Exclude the pictures and return every line exactly as written.
________________
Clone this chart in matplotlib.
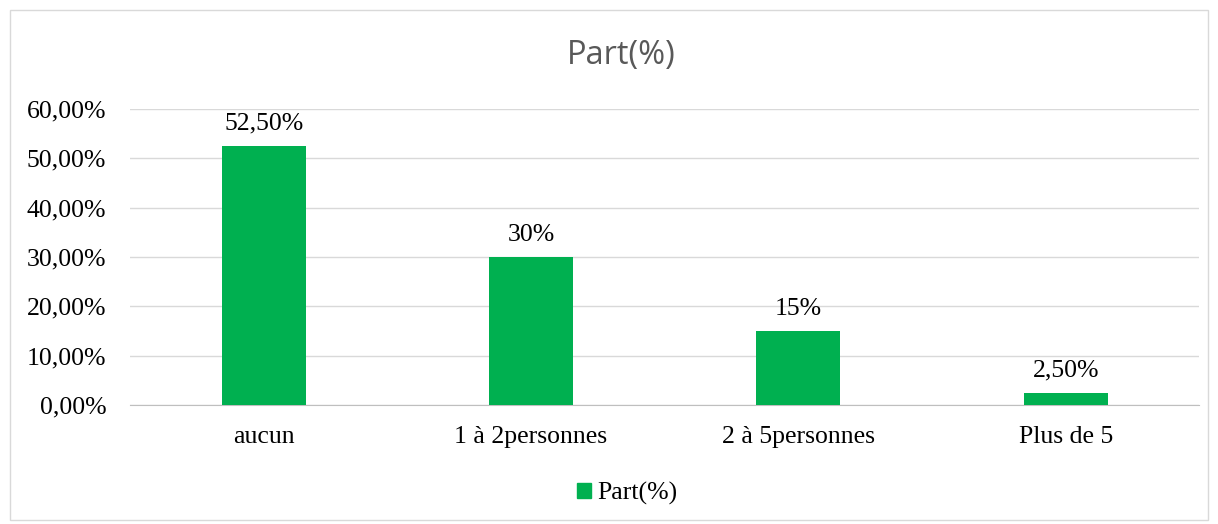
import matplotlib.pyplot as plt
from matplotlib.patches import Rectangle

categories = ["aucun", "1 à 2personnes", "2 à 5personnes", "Plus de 5"]
values = [0.525, 0.30, 0.15, 0.025]
value_labels = ["52,50%", "30%", "15%", "2,50%"]
yticks = [0.0, 0.1, 0.2, 0.3, 0.4, 0.5, 0.6]
ytick_labels = ["0,00%", "10,00%", "20,00%", "30,00%", "40,00%", "50,00%", "60,00%"]

green = "#00B050"
serif = ["Liberation Serif", "DejaVu Serif"]

fig = plt.figure(figsize=(12.18, 5.24), dpi=100)
fig.patches.append(Rectangle((10 / 1218, 4 / 524), 1198 / 1218, 510 / 524,
                             transform=fig.transFigure, fill=False,
                             edgecolor="#D9D9D9", linewidth=1))

ax = fig.add_axes([0.1067, 0.227, 0.878, 0.565])
x = range(len(categories))
ax.bar(x, values, width=0.315, color=green, zorder=3)

for i, v in enumerate(values):
    ax.annotate(value_labels[i], (i, v), xytext=(0, 8), textcoords="offset points",
                ha="center", va="bottom", fontsize=18.5, family=serif)

ax.set_ylim(0, 0.6)
ax.set_xlim(-0.5, 3.5)
ax.set_yticks(yticks)
ax.set_yticklabels(ytick_labels, family=serif, fontsize=18.5)
ax.set_xticks(list(x))
ax.set_xticklabels(categories, family=serif, fontsize=18.5)
ax.tick_params(axis="y", length=0, pad=17)
ax.tick_params(axis="x", length=0, pad=15)
ax.grid(axis="y", color="#D9D9D9", linewidth=1, zorder=0)
for s in ["top", "right", "left"]:
    ax.spines[s].set_visible(False)
ax.spines["bottom"].set_color("#BFBFBF")

fig.text(0.51, 0.895, "Part(%)", ha="center", va="center", fontsize=23.5,
         color="#595959", family=["Open Sans", "DejaVu Sans"])

leg = fig.legend([Rectangle((0, 0), 1, 1, color=green)], ["Part(%)"],
                 loc="center", bbox_to_anchor=(0.515, 0.058), frameon=False,
                 prop={"family": serif, "size": 18.5}, handlelength=0.55,
                 handleheight=0.55, handletextpad=0.25)

fig.savefig("out.png", dpi=100)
________________
RIGHT ANSWER =>
Clone this chart in matplotlib.
import matplotlib.pyplot as plt
from matplotlib.patches import Rectangle

categories = ["aucun", "1 à 2personnes", "2 à 5personnes", "Plus de 5"]
values = [0.525, 0.30, 0.15, 0.025]
value_labels = ["52,50%", "30%", "15%", "2,50%"]
yticks = [0.0, 0.1, 0.2, 0.3, 0.4, 0.5, 0.6]
ytick_labels = ["0,00%", "10,00%", "20,00%", "30,00%", "40,00%", "50,00%", "60,00%"]

green = "#00B050"
serif = ["Liberation Serif", "DejaVu Serif"]

fig = plt.figure(figsize=(12.18, 5.24), dpi=100)
fig.patches.append(Rectangle((10 / 1218, 4 / 524), 1198 / 1218, 510 / 524,
                             transform=fig.transFigure, fill=False,
                             edgecolor="#D9D9D9", linewidth=1))

ax = fig.add_axes([0.1067, 0.227, 0.878, 0.565])
x = range(len(categories))
ax.bar(x, values, width=0.315, color=green, zorder=3)

for i, v in enumerate(values):
    ax.annotate(value_labels[i], (i, v), xytext=(0, 8), textcoords="offset points",
                ha="center", va="bottom", fontsize=18.5, family=serif)

ax.set_ylim(0, 0.6)
ax.set_xlim(-0.5, 3.5)
ax.set_yticks(yticks)
ax.set_yticklabels(ytick_labels, family=serif, fontsize=18.5)
ax.set_xticks(list(x))
ax.set_xticklabels(categories, family=serif, fontsize=18.5)
ax.tick_params(axis="y", length=0, pad=17)
ax.tick_params(axis="x", length=0, pad=15)
ax.grid(axis="y", color="#D9D9D9", linewidth=1, zorder=0)
for s in ["top", "right", "left"]:
    ax.spines[s].set_visible(False)
ax.spines["bottom"].set_color("#BFBFBF")

fig.text(0.51, 0.895, "Part(%)", ha="center", va="center", fontsize=23.5,
         color="#595959", family=["Open Sans", "DejaVu Sans"])

leg = fig.legend([Rectangle((0, 0), 1, 1, color=green)], ["Part(%)"],
                 loc="center", bbox_to_anchor=(0.515, 0.058), frameon=False,
                 prop={"family": serif, "size": 18.5}, handlelength=0.55,
                 handleheight=0.55, handletextpad=0.25)

fig.savefig("out.png", dpi=100)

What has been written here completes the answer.